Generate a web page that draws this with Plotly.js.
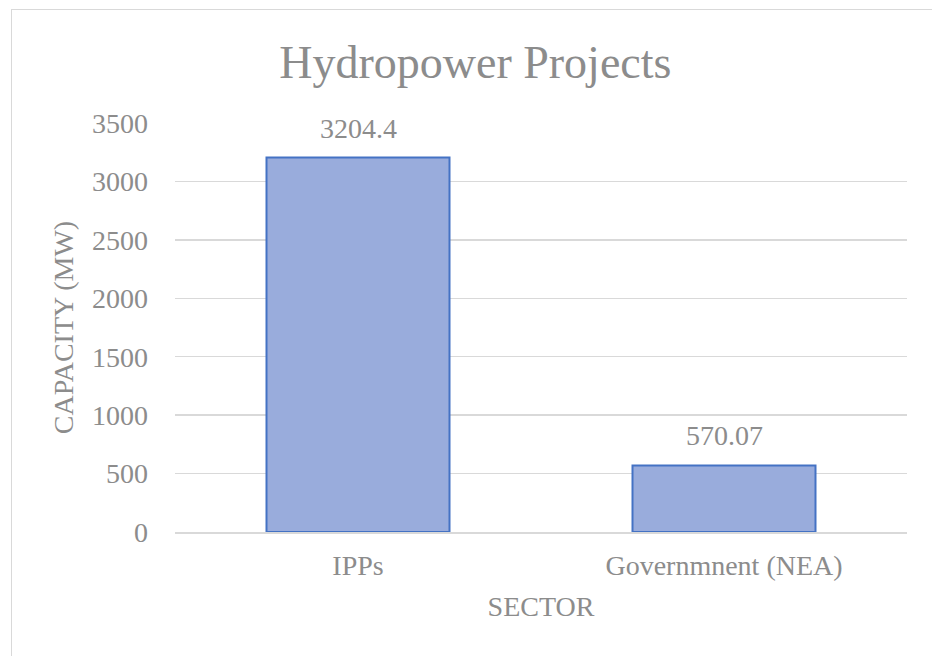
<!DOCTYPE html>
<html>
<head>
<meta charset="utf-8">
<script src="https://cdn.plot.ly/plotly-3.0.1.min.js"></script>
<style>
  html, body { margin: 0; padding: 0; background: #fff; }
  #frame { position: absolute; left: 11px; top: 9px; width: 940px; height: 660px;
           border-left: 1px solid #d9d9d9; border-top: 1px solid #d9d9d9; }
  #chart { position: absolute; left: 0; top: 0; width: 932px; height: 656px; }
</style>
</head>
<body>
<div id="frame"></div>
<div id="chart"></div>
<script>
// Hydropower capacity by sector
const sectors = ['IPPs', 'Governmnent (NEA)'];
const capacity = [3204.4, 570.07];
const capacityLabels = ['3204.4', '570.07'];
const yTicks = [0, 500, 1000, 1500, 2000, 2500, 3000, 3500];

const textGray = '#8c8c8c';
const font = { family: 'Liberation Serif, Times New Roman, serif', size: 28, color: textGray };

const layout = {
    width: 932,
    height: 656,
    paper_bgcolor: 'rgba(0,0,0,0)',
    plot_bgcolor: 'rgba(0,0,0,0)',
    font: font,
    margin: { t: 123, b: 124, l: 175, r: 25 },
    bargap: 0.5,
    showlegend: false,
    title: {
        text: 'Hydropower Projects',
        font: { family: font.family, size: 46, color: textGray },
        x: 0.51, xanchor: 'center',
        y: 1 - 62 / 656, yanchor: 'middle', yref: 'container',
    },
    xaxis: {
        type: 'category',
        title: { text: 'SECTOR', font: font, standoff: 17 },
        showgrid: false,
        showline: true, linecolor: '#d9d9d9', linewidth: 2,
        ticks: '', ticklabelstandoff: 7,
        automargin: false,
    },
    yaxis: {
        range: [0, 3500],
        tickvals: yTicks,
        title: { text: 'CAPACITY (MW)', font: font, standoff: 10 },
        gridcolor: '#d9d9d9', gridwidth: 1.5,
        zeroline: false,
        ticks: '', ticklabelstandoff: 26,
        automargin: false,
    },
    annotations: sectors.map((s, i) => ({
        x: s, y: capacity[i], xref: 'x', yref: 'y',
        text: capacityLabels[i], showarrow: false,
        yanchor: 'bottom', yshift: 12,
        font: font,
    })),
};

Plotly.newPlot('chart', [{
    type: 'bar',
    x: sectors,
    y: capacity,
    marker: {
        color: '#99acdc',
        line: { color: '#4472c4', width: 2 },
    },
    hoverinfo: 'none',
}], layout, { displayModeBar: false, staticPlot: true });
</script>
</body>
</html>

★ ★ ★ ★ ★ ★ ★

*Exercise prompt:* Up to and including the line with "Serif, Times New", copy the data above from its first line. Skip pictures.

*Response:*
Generate a web page that draws this with Plotly.js.
<!DOCTYPE html>
<html>
<head>
<meta charset="utf-8">
<script src="https://cdn.plot.ly/plotly-3.0.1.min.js"></script>
<style>
  html, body { margin: 0; padding: 0; background: #fff; }
  #frame { position: absolute; left: 11px; top: 9px; width: 940px; height: 660px;
           border-left: 1px solid #d9d9d9; border-top: 1px solid #d9d9d9; }
  #chart { position: absolute; left: 0; top: 0; width: 932px; height: 656px; }
</style>
</head>
<body>
<div id="frame"></div>
<div id="chart"></div>
<script>
// Hydropower capacity by sector
const sectors = ['IPPs', 'Governmnent (NEA)'];
const capacity = [3204.4, 570.07];
const capacityLabels = ['3204.4', '570.07'];
const yTicks = [0, 500, 1000, 1500, 2000, 2500, 3000, 3500];

const textGray = '#8c8c8c';
const font = { family: 'Liberation Serif, Times New Roman, serif', size: 28, color: textGray };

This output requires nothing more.